-- START Task material --
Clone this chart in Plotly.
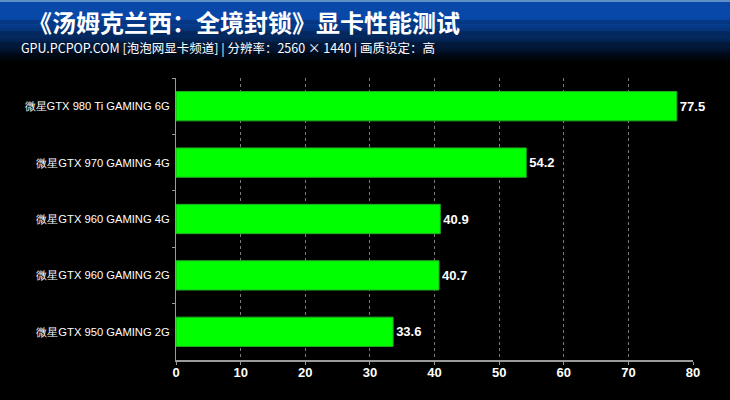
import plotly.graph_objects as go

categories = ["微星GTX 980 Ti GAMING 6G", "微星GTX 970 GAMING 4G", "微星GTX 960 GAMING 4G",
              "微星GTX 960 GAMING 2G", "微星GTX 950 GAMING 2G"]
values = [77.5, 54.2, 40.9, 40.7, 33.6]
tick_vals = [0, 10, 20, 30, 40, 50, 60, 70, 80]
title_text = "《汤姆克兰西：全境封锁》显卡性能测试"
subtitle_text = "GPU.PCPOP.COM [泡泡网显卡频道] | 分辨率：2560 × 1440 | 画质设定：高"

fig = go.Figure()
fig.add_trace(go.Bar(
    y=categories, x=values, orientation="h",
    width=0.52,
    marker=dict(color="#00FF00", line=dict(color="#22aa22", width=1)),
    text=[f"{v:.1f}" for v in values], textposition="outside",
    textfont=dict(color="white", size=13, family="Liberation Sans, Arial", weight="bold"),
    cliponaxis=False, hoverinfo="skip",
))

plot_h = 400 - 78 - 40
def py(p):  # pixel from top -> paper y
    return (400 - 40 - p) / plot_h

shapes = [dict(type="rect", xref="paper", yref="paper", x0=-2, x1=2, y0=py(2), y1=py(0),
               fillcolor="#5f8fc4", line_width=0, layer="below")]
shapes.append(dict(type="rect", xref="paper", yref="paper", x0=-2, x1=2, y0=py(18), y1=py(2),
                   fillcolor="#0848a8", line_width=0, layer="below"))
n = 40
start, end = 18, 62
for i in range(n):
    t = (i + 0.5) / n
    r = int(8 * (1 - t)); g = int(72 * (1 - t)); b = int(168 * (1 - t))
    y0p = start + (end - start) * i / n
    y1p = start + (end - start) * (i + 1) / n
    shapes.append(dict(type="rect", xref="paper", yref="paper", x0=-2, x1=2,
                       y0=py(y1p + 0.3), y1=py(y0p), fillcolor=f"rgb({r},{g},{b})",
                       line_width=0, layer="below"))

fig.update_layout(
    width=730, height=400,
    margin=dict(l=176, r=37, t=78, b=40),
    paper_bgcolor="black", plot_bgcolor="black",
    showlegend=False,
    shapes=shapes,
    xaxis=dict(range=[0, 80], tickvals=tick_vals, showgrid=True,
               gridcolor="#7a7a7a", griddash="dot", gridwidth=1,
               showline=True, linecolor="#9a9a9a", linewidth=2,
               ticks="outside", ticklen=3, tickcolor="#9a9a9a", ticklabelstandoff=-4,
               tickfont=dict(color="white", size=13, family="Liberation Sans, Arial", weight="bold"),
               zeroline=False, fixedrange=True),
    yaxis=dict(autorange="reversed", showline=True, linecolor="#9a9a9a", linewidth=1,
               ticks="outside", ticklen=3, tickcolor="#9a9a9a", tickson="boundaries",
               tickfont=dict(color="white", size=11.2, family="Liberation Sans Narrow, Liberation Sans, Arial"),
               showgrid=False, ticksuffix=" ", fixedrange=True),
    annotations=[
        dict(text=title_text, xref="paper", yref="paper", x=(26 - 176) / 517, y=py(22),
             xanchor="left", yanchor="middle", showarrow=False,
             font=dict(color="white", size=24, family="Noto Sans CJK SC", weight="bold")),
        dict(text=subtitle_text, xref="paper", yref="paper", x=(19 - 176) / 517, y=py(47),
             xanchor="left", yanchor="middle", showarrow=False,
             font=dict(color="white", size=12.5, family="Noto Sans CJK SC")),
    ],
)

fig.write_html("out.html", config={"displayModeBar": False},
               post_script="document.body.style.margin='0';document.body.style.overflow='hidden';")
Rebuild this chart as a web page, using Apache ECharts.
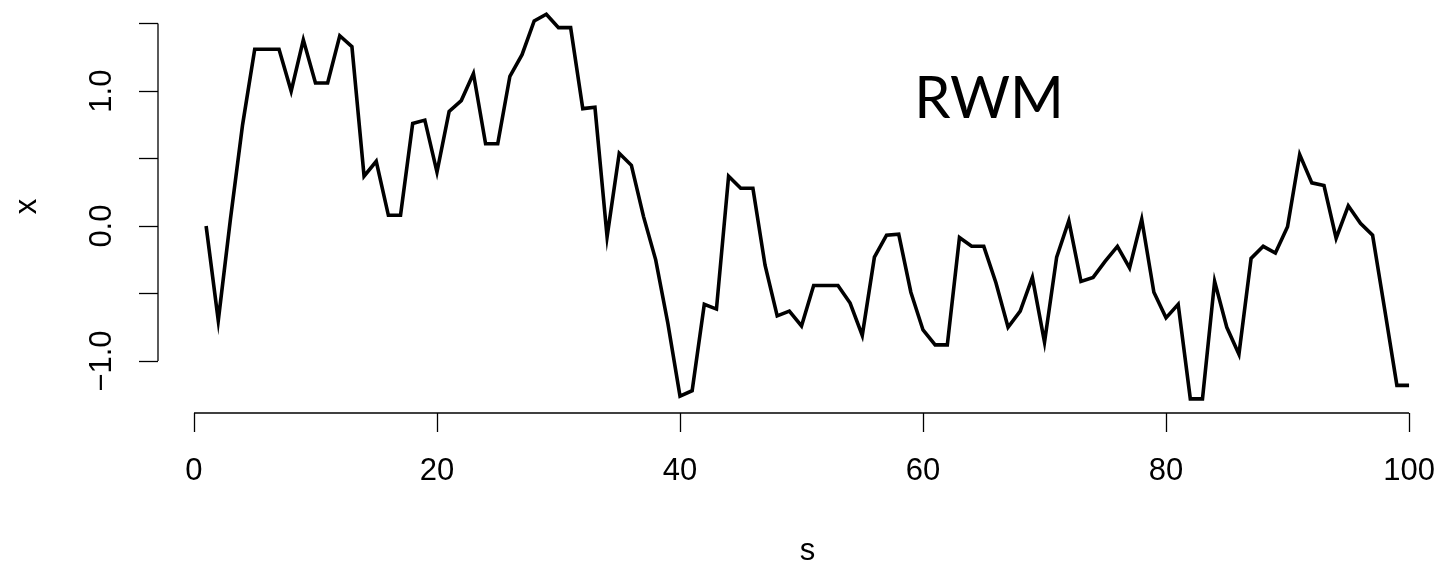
-- END Task material --
## What to do
All lines from the start of the entries above through the line containing "return (400 - 40 - p) / plot_h" are to be given again exactly; the pictures are not.

## Reply to the exercise
Clone this chart in Plotly.
import plotly.graph_objects as go

categories = ["微星GTX 980 Ti GAMING 6G", "微星GTX 970 GAMING 4G", "微星GTX 960 GAMING 4G",
              "微星GTX 960 GAMING 2G", "微星GTX 950 GAMING 2G"]
values = [77.5, 54.2, 40.9, 40.7, 33.6]
tick_vals = [0, 10, 20, 30, 40, 50, 60, 70, 80]
title_text = "《汤姆克兰西：全境封锁》显卡性能测试"
subtitle_text = "GPU.PCPOP.COM [泡泡网显卡频道] | 分辨率：2560 × 1440 | 画质设定：高"

fig = go.Figure()
fig.add_trace(go.Bar(
    y=categories, x=values, orientation="h",
    width=0.52,
    marker=dict(color="#00FF00", line=dict(color="#22aa22", width=1)),
    text=[f"{v:.1f}" for v in values], textposition="outside",
    textfont=dict(color="white", size=13, family="Liberation Sans, Arial", weight="bold"),
    cliponaxis=False, hoverinfo="skip",
))

plot_h = 400 - 78 - 40
def py(p):  # pixel from top -> paper y
    return (400 - 40 - p) / plot_h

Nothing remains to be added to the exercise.